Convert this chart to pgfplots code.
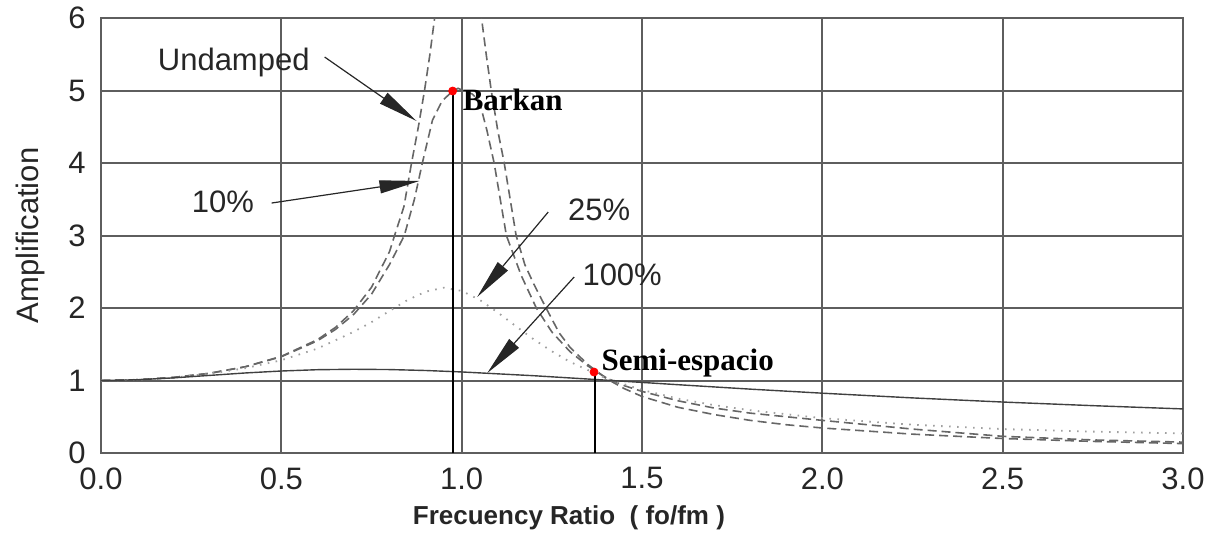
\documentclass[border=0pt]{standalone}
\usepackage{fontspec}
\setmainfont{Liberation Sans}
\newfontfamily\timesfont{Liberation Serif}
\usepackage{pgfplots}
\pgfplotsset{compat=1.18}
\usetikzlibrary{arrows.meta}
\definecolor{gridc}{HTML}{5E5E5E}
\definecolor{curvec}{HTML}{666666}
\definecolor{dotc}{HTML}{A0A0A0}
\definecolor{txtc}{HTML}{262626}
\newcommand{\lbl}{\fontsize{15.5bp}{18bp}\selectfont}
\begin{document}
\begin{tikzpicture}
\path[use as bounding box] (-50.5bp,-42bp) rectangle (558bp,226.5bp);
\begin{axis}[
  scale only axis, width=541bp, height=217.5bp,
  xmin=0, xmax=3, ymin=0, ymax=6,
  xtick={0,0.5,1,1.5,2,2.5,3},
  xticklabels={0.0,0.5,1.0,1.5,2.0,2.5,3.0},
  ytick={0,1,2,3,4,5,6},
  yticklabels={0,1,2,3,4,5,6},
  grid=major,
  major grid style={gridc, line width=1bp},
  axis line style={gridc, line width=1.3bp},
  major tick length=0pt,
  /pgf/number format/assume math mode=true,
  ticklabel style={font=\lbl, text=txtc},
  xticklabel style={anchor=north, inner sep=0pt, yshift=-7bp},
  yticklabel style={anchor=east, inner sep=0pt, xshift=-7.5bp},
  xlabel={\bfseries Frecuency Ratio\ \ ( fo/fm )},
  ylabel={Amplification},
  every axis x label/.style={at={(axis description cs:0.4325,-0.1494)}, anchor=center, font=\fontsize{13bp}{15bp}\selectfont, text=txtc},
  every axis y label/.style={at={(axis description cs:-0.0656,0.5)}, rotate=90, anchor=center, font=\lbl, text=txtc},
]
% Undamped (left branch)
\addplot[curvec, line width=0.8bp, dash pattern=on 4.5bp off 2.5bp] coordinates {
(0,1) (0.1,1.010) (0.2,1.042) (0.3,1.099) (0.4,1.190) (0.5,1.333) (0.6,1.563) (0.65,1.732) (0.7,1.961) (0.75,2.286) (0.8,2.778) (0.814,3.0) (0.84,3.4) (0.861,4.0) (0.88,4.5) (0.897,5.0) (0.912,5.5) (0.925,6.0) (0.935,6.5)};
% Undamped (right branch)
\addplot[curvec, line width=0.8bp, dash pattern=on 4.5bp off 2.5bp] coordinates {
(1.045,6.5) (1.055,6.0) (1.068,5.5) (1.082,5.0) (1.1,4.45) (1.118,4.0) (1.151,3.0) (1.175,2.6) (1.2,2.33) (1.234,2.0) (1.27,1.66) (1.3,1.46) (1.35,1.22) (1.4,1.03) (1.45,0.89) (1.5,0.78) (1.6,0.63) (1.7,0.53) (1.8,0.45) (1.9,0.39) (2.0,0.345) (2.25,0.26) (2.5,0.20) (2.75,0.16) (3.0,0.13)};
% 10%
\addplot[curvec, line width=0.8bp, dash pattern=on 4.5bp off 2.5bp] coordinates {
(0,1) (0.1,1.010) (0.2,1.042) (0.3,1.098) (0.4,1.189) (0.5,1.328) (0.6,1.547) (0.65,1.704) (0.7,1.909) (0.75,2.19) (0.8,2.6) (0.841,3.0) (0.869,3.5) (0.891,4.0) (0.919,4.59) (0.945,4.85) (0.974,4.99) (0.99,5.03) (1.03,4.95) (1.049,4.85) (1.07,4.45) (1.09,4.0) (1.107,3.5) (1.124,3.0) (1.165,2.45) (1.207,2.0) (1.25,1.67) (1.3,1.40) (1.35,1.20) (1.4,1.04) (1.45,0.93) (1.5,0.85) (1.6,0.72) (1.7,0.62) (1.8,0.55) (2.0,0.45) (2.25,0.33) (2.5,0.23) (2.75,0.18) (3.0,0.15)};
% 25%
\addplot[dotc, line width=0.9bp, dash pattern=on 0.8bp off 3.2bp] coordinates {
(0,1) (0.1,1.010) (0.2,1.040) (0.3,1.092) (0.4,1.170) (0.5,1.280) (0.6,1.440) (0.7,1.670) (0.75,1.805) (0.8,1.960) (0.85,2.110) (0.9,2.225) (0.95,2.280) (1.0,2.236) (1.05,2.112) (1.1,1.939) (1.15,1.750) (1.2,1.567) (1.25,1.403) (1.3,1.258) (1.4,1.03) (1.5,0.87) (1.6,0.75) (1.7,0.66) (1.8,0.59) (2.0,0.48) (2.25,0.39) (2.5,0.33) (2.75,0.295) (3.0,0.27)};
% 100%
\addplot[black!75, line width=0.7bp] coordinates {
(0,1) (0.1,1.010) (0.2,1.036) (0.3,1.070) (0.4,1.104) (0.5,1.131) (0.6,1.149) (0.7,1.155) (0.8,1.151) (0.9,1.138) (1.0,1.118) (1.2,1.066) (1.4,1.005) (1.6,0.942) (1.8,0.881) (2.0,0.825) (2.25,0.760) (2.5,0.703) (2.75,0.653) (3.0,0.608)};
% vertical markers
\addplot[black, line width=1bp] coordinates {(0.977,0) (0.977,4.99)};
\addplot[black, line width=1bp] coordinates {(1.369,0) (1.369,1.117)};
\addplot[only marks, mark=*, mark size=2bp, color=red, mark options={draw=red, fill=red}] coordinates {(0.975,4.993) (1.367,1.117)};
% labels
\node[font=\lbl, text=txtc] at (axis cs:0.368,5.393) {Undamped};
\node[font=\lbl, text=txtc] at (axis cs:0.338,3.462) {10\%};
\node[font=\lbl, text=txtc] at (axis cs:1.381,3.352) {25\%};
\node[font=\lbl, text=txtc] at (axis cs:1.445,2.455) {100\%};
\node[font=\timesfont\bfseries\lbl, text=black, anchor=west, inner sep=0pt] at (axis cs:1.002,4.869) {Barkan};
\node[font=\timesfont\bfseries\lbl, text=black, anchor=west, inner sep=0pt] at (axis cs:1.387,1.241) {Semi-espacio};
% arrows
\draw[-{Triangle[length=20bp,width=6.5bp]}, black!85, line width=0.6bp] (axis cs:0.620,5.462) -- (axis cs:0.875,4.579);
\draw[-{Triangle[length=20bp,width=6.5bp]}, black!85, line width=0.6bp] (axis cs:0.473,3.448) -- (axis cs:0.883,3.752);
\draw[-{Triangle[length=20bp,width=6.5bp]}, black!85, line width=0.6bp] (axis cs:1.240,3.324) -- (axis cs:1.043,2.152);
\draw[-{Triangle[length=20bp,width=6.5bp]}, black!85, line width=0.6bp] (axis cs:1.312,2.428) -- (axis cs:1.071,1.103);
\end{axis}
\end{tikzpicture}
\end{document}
▬▬▬▬▬▬
[Task to complete] Return each line exactly as written. Any picture gets left out.

[In response]
Convert this chart to pgfplots code.
\documentclass[border=0pt]{standalone}
\usepackage{fontspec}
\setmainfont{Liberation Sans}
\newfontfamily\timesfont{Liberation Serif}
\usepackage{pgfplots}
\pgfplotsset{compat=1.18}
\usetikzlibrary{arrows.meta}
\definecolor{gridc}{HTML}{5E5E5E}
\definecolor{curvec}{HTML}{666666}
\definecolor{dotc}{HTML}{A0A0A0}
\definecolor{txtc}{HTML}{262626}
\newcommand{\lbl}{\fontsize{15.5bp}{18bp}\selectfont}
\begin{document}
\begin{tikzpicture}
\path[use as bounding box] (-50.5bp,-42bp) rectangle (558bp,226.5bp);
\begin{axis}[
  scale only axis, width=541bp, height=217.5bp,
  xmin=0, xmax=3, ymin=0, ymax=6,
  xtick={0,0.5,1,1.5,2,2.5,3},
  xticklabels={0.0,0.5,1.0,1.5,2.0,2.5,3.0},
  ytick={0,1,2,3,4,5,6},
  yticklabels={0,1,2,3,4,5,6},
  grid=major,
  major grid style={gridc, line width=1bp},
  axis line style={gridc, line width=1.3bp},
  major tick length=0pt,
  /pgf/number format/assume math mode=true,
  ticklabel style={font=\lbl, text=txtc},
  xticklabel style={anchor=north, inner sep=0pt, yshift=-7bp},
  yticklabel style={anchor=east, inner sep=0pt, xshift=-7.5bp},
  xlabel={\bfseries Frecuency Ratio\ \ ( fo/fm )},
  ylabel={Amplification},
  every axis x label/.style={at={(axis description cs:0.4325,-0.1494)}, anchor=center, font=\fontsize{13bp}{15bp}\selectfont, text=txtc},
  every axis y label/.style={at={(axis description cs:-0.0656,0.5)}, rotate=90, anchor=center, font=\lbl, text=txtc},
]
% Undamped (left branch)
\addplot[curvec, line width=0.8bp, dash pattern=on 4.5bp off 2.5bp] coordinates {
(0,1) (0.1,1.010) (0.2,1.042) (0.3,1.099) (0.4,1.190) (0.5,1.333) (0.6,1.563) (0.65,1.732) (0.7,1.961) (0.75,2.286) (0.8,2.778) (0.814,3.0) (0.84,3.4) (0.861,4.0) (0.88,4.5) (0.897,5.0) (0.912,5.5) (0.925,6.0) (0.935,6.5)};
% Undamped (right branch)
\addplot[curvec, line width=0.8bp, dash pattern=on 4.5bp off 2.5bp] coordinates {
(1.045,6.5) (1.055,6.0) (1.068,5.5) (1.082,5.0) (1.1,4.45) (1.118,4.0) (1.151,3.0) (1.175,2.6) (1.2,2.33) (1.234,2.0) (1.27,1.66) (1.3,1.46) (1.35,1.22) (1.4,1.03) (1.45,0.89) (1.5,0.78) (1.6,0.63) (1.7,0.53) (1.8,0.45) (1.9,0.39) (2.0,0.345) (2.25,0.26) (2.5,0.20) (2.75,0.16) (3.0,0.13)};
% 10%
\addplot[curvec, line width=0.8bp, dash pattern=on 4.5bp off 2.5bp] coordinates {
(0,1) (0.1,1.010) (0.2,1.042) (0.3,1.098) (0.4,1.189) (0.5,1.328) (0.6,1.547) (0.65,1.704) (0.7,1.909) (0.75,2.19) (0.8,2.6) (0.841,3.0) (0.869,3.5) (0.891,4.0) (0.919,4.59) (0.945,4.85) (0.974,4.99) (0.99,5.03) (1.03,4.95) (1.049,4.85) (1.07,4.45) (1.09,4.0) (1.107,3.5) (1.124,3.0) (1.165,2.45) (1.207,2.0) (1.25,1.67) (1.3,1.40) (1.35,1.20) (1.4,1.04) (1.45,0.93) (1.5,0.85) (1.6,0.72) (1.7,0.62) (1.8,0.55) (2.0,0.45) (2.25,0.33) (2.5,0.23) (2.75,0.18) (3.0,0.15)};
% 25%
\addplot[dotc, line width=0.9bp, dash pattern=on 0.8bp off 3.2bp] coordinates {
(0,1) (0.1,1.010) (0.2,1.040) (0.3,1.092) (0.4,1.170) (0.5,1.280) (0.6,1.440) (0.7,1.670) (0.75,1.805) (0.8,1.960) (0.85,2.110) (0.9,2.225) (0.95,2.280) (1.0,2.236) (1.05,2.112) (1.1,1.939) (1.15,1.750) (1.2,1.567) (1.25,1.403) (1.3,1.258) (1.4,1.03) (1.5,0.87) (1.6,0.75) (1.7,0.66) (1.8,0.59) (2.0,0.48) (2.25,0.39) (2.5,0.33) (2.75,0.295) (3.0,0.27)};
% 100%
\addplot[black!75, line width=0.7bp] coordinates {
(0,1) (0.1,1.010) (0.2,1.036) (0.3,1.070) (0.4,1.104) (0.5,1.131) (0.6,1.149) (0.7,1.155) (0.8,1.151) (0.9,1.138) (1.0,1.118) (1.2,1.066) (1.4,1.005) (1.6,0.942) (1.8,0.881) (2.0,0.825) (2.25,0.760) (2.5,0.703) (2.75,0.653) (3.0,0.608)};
% vertical markers
\addplot[black, line width=1bp] coordinates {(0.977,0) (0.977,4.99)};
\addplot[black, line width=1bp] coordinates {(1.369,0) (1.369,1.117)};
\addplot[only marks, mark=*, mark size=2bp, color=red, mark options={draw=red, fill=red}] coordinates {(0.975,4.993) (1.367,1.117)};
% labels
\node[font=\lbl, text=txtc] at (axis cs:0.368,5.393) {Undamped};
\node[font=\lbl, text=txtc] at (axis cs:0.338,3.462) {10\%};
\node[font=\lbl, text=txtc] at (axis cs:1.381,3.352) {25\%};
\node[font=\lbl, text=txtc] at (axis cs:1.445,2.455) {100\%};
\node[font=\timesfont\bfseries\lbl, text=black, anchor=west, inner sep=0pt] at (axis cs:1.002,4.869) {Barkan};
\node[font=\timesfont\bfseries\lbl, text=black, anchor=west, inner sep=0pt] at (axis cs:1.387,1.241) {Semi-espacio};
% arrows
\draw[-{Triangle[length=20bp,width=6.5bp]}, black!85, line width=0.6bp] (axis cs:0.620,5.462) -- (axis cs:0.875,4.579);
\draw[-{Triangle[length=20bp,width=6.5bp]}, black!85, line width=0.6bp] (axis cs:0.473,3.448) -- (axis cs:0.883,3.752);
\draw[-{Triangle[length=20bp,width=6.5bp]}, black!85, line width=0.6bp] (axis cs:1.240,3.324) -- (axis cs:1.043,2.152);
\draw[-{Triangle[length=20bp,width=6.5bp]}, black!85, line width=0.6bp] (axis cs:1.312,2.428) -- (axis cs:1.071,1.103);
\end{axis}
\end{tikzpicture}
\end{document}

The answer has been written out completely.